## START

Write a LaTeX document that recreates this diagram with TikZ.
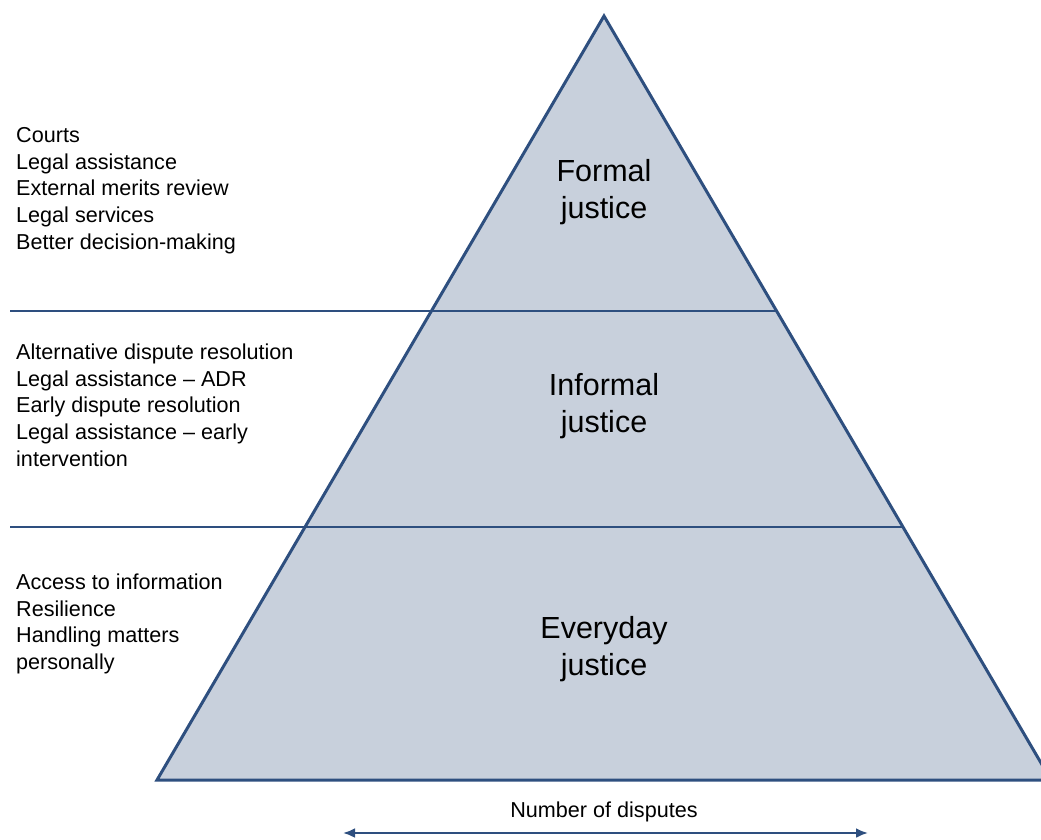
\documentclass[tikz,border=0pt]{standalone}
\usepackage{fontspec}
\setmainfont{Liberation Sans}
\usepackage{tikz}
\usetikzlibrary{arrows.meta,positioning}
\definecolor{pyrfill}{HTML}{C8D0DC}
\definecolor{pyrline}{HTML}{2E4F7F}

\begin{document}
\begin{tikzpicture}[x=1pt,y=-1pt,
  lst/.style={anchor=west,align=left,font=\fontsize{21.6}{26.7}\selectfont,inner sep=0pt},
  lvl/.style={align=center,font=\fontsize{30.5}{37.5}\selectfont,inner sep=0pt},
  sep/.style={draw=pyrline,line width=2.8pt},
  arr/.style={{Latex[length=12pt,width=10pt]}-{Latex[length=12pt,width=10pt]},line width=2.4pt,pyrline}]
\useasboundingbox (0,0) rectangle (1041,839);
\clip (0,0) rectangle (1041,839);
% pyramid
\coordinate (top) at (604,16);
\coordinate (bl) at (157,780);
\coordinate (br) at (1051,780);
\draw[fill=pyrfill,draw=pyrline,line width=3pt] (top) -- (br) -- (bl) -- cycle;
% tier borders
\coordinate (s1) at (10,311);
\coordinate (e1) at (777,311);
\coordinate (s2) at (10,527);
\coordinate (e2) at (904,527);
\draw[sep] (s1) -- (e1);
\draw[sep] (s2) -- (e2);
% tier names
\node[lvl] (formal) at (604,192) {Formal\\justice};
\node[lvl] (informal) at (604,406) {Informal\\justice};
\node[lvl] (everyday) at (604,649) {Everyday\\justice};
% measures
\node[lst] (formalm) at (16,190.5) {Courts\\Legal assistance\\External merits review\\Legal services\\Better decision-making};
\node[lst] (informalm) at (16,405) {Alternative dispute resolution\\Legal assistance -- ADR\\Early dispute resolution\\Legal assistance -- early\\intervention};
\node[lst] (everydaym) at (16,624) {Access to information\\Resilience\\Handling matters\\personally};
% axis
\coordinate (al) at (343,833);
\coordinate (ar) at (868,833);
\draw[arr] (al) -- (ar);
\node[font=\fontsize{21.6}{26}\selectfont,inner sep=0pt] (ndisp) at (604,812) {Number of disputes};
\end{tikzpicture}
\end{document}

## END

> _Do this_: Send back the data above word for word, with the pictures left out.

> _Final answer_:
Write a LaTeX document that recreates this diagram with TikZ.
\documentclass[tikz,border=0pt]{standalone}
\usepackage{fontspec}
\setmainfont{Liberation Sans}
\usepackage{tikz}
\usetikzlibrary{arrows.meta,positioning}
\definecolor{pyrfill}{HTML}{C8D0DC}
\definecolor{pyrline}{HTML}{2E4F7F}

\begin{document}
\begin{tikzpicture}[x=1pt,y=-1pt,
  lst/.style={anchor=west,align=left,font=\fontsize{21.6}{26.7}\selectfont,inner sep=0pt},
  lvl/.style={align=center,font=\fontsize{30.5}{37.5}\selectfont,inner sep=0pt},
  sep/.style={draw=pyrline,line width=2.8pt},
  arr/.style={{Latex[length=12pt,width=10pt]}-{Latex[length=12pt,width=10pt]},line width=2.4pt,pyrline}]
\useasboundingbox (0,0) rectangle (1041,839);
\clip (0,0) rectangle (1041,839);
% pyramid
\coordinate (top) at (604,16);
\coordinate (bl) at (157,780);
\coordinate (br) at (1051,780);
\draw[fill=pyrfill,draw=pyrline,line width=3pt] (top) -- (br) -- (bl) -- cycle;
% tier borders
\coordinate (s1) at (10,311);
\coordinate (e1) at (777,311);
\coordinate (s2) at (10,527);
\coordinate (e2) at (904,527);
\draw[sep] (s1) -- (e1);
\draw[sep] (s2) -- (e2);
% tier names
\node[lvl] (formal) at (604,192) {Formal\\justice};
\node[lvl] (informal) at (604,406) {Informal\\justice};
\node[lvl] (everyday) at (604,649) {Everyday\\justice};
% measures
\node[lst] (formalm) at (16,190.5) {Courts\\Legal assistance\\External merits review\\Legal services\\Better decision-making};
\node[lst] (informalm) at (16,405) {Alternative dispute resolution\\Legal assistance -- ADR\\Early dispute resolution\\Legal assistance -- early\\intervention};
\node[lst] (everydaym) at (16,624) {Access to information\\Resilience\\Handling matters\\personally};
% axis
\coordinate (al) at (343,833);
\coordinate (ar) at (868,833);
\draw[arr] (al) -- (ar);
\node[font=\fontsize{21.6}{26}\selectfont,inner sep=0pt] (ndisp) at (604,812) {Number of disputes};
\end{tikzpicture}
\end{document}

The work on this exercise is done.